• Data excerpts:
──────────────────────────────
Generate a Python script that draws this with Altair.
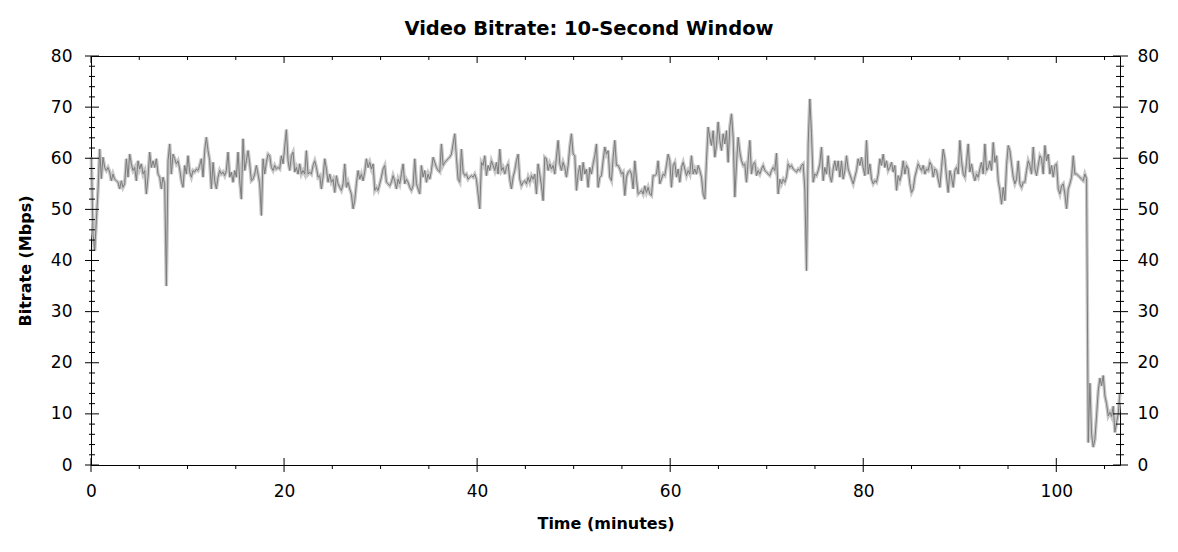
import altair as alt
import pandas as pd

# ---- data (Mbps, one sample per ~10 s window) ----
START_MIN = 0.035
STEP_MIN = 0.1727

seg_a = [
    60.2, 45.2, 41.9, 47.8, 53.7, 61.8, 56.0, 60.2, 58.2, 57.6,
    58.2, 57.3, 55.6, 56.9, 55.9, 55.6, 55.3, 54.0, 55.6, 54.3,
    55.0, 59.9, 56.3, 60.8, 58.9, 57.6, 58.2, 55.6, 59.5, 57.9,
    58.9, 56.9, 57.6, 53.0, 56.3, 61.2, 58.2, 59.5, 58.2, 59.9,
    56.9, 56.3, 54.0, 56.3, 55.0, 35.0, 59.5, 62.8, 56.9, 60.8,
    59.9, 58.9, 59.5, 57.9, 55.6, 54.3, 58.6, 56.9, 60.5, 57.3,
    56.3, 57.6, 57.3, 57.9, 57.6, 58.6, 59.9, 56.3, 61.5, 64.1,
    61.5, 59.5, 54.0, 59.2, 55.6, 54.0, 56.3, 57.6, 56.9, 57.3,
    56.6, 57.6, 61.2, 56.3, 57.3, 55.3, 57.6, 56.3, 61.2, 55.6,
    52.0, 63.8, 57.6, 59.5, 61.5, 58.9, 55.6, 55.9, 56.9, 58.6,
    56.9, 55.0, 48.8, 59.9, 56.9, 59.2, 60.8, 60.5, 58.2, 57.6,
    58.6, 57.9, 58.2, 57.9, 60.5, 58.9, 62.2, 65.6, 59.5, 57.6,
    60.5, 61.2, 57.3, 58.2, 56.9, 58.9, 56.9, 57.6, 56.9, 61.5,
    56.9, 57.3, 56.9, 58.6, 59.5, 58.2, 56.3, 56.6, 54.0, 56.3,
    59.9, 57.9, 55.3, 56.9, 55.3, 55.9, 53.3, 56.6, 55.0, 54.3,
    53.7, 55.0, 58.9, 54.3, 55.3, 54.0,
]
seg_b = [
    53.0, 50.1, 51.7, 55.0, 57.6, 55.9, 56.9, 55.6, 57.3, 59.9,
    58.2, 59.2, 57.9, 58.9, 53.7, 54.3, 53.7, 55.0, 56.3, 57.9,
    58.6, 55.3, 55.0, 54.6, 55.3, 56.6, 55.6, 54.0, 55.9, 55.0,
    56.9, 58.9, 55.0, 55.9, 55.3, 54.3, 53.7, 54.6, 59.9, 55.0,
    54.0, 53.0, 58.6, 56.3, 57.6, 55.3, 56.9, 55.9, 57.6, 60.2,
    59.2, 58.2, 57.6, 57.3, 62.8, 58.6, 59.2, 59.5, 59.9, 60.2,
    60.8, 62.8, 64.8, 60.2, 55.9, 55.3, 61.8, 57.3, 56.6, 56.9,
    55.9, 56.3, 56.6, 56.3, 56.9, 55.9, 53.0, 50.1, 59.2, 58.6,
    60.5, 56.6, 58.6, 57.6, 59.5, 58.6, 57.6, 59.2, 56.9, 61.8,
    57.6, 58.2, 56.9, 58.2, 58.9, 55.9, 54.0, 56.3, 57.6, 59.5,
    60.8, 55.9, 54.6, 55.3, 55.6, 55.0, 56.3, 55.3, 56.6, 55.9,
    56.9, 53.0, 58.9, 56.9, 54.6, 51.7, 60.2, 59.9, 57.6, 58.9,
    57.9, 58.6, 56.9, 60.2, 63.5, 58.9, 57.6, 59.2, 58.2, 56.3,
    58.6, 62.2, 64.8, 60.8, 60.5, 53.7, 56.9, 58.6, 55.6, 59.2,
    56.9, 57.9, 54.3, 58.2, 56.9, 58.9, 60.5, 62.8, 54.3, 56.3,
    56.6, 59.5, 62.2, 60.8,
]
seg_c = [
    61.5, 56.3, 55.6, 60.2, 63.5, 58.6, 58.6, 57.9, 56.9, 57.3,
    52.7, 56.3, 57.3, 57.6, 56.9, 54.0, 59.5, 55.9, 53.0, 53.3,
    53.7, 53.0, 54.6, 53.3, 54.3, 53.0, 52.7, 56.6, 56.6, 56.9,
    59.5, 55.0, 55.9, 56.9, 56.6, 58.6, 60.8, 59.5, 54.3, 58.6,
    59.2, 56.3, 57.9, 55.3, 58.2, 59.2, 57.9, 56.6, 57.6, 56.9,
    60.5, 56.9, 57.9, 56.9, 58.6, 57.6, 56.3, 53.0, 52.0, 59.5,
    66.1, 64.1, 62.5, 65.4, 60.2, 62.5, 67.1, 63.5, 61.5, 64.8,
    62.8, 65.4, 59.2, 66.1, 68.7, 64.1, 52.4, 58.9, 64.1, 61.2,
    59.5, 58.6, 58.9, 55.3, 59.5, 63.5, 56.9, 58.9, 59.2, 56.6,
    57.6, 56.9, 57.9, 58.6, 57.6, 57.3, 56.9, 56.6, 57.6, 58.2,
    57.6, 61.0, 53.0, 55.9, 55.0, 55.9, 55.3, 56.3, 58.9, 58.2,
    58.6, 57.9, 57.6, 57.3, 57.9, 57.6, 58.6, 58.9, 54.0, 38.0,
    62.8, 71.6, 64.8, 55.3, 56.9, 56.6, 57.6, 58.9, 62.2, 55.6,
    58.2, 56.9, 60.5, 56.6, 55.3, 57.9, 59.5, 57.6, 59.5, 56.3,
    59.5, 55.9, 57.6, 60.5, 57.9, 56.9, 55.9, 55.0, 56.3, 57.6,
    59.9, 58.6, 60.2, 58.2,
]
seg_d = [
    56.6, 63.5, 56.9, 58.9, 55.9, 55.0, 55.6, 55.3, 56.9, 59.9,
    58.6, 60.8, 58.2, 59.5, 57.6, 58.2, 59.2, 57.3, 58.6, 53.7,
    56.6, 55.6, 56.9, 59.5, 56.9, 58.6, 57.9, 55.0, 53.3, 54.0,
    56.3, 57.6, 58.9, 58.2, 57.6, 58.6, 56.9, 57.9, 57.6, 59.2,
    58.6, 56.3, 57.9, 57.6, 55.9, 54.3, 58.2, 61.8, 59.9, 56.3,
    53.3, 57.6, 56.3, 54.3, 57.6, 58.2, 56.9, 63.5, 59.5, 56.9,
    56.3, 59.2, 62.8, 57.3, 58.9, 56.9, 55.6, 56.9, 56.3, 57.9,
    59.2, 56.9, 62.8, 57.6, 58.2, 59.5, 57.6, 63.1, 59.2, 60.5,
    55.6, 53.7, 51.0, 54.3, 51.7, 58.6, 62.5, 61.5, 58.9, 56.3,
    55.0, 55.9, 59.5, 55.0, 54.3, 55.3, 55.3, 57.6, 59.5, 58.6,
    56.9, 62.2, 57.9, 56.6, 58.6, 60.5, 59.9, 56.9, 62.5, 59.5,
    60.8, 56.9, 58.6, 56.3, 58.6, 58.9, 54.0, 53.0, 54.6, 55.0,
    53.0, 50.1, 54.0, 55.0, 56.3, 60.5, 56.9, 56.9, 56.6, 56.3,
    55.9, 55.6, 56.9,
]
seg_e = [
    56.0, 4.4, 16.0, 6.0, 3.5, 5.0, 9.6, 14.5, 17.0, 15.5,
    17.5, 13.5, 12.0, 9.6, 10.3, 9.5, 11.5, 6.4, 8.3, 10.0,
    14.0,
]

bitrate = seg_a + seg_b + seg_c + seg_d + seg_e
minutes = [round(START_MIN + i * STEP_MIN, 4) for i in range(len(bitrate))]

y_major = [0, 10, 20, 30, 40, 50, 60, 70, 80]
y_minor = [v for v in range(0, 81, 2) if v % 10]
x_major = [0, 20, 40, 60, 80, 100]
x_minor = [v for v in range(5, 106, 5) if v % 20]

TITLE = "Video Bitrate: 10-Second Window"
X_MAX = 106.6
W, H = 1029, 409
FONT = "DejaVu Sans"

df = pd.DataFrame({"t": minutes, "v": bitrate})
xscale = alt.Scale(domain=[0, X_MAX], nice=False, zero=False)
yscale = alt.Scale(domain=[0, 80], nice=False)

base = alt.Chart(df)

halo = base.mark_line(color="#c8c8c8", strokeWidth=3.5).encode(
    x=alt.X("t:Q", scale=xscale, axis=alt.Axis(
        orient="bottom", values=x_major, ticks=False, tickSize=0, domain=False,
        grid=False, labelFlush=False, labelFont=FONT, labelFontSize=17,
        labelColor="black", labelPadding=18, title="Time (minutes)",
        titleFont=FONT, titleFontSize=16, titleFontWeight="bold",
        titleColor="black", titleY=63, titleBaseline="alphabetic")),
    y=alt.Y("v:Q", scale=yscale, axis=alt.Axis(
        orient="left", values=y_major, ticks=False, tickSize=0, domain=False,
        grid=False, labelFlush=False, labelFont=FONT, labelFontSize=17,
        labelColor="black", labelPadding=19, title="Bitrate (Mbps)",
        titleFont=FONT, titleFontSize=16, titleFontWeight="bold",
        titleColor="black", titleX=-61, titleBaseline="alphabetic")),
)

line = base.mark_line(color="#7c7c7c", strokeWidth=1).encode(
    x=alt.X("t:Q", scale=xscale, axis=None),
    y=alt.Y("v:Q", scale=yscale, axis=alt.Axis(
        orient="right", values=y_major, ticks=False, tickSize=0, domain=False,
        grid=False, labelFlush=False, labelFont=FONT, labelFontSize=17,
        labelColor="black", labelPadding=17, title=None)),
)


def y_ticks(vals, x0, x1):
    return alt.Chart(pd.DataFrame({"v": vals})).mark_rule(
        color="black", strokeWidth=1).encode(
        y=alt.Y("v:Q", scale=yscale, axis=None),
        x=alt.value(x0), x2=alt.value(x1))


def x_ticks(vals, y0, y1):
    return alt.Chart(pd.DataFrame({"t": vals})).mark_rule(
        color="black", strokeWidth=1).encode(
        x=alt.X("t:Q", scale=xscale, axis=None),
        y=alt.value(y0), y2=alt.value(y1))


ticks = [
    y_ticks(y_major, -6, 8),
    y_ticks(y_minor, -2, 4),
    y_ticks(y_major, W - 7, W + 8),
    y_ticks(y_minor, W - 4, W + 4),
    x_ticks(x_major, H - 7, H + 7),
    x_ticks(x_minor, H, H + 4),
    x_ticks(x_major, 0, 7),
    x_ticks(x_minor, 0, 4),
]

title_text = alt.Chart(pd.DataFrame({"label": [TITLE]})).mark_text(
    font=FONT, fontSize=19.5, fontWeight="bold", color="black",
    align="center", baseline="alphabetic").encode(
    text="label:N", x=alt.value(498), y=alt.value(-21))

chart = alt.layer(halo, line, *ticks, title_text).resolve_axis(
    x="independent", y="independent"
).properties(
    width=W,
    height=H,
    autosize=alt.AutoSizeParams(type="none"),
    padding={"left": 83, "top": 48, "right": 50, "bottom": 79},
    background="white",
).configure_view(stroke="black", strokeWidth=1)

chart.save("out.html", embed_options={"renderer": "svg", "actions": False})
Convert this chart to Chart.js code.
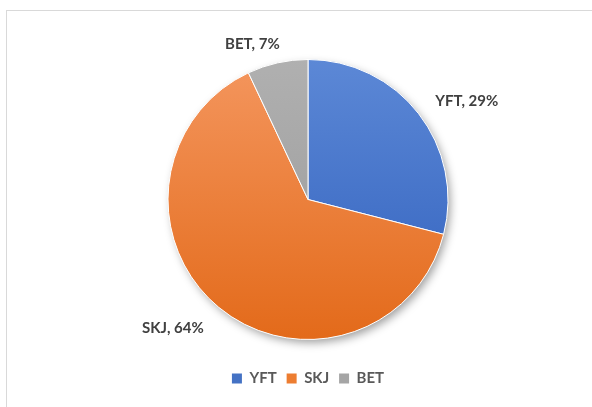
──────────────────────────────
• Challenge:
Give again exactly the lines running from the beginning of the material above through the line that contains "STEP_MIN = 0.1727", and leave out every picture.

• Problem solution:
Generate a Python script that draws this with Altair.
import altair as alt
import pandas as pd

# ---- data (Mbps, one sample per ~10 s window) ----
START_MIN = 0.035
STEP_MIN = 0.1727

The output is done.